My (unprovable) hypothesis is that the speed with which people’s first names are “retired” in Japan and their consequent strong connections to particular generations means that authors of superhero stories have no choice but to replace characters rather than persist with their original identities. The Japanese versions of Batman in Tim Burton’s and Christopher Nolan’s eras would probably be rewritten especially for their generations as contemporary young people named Matt and Lachlan respectively.

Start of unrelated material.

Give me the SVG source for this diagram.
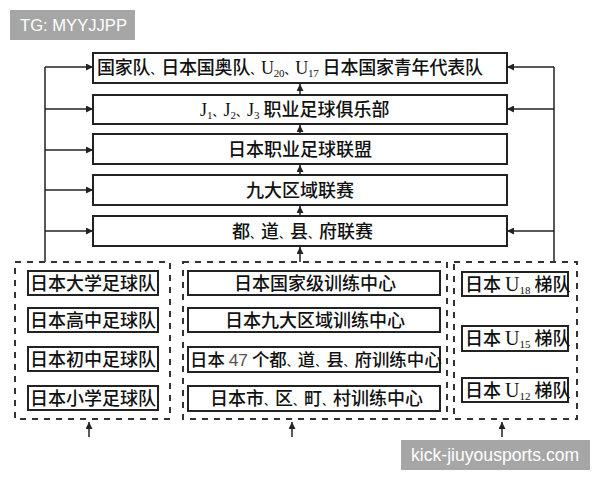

(Another note on names: as Steven Pinker among others has noted, in the English-speaking world male names and family names can cross over and be used for female babies’ first names, e.g. Madison or the newer Charlie’s Angels (Natalie, Dylan, and Alex). I have never heard of this happening in Japan, although some first names like Makoto, Kaoru, and Tsubasa have been unisex for some time, albeit sometimes written with gender-specific kanji. I think the images sought by parents choosing formerly male names for females, most likely strength and independence, would be distinctly poisonous to parents of girls in Japan. I was once told by the mother of a boy and girl that they deliberately chose names wishing for the boy, “may this child be strong!” and for the girl, “may this child be cute!”. New names for girls are, if anything, more overtly feminine than those of previous generations.)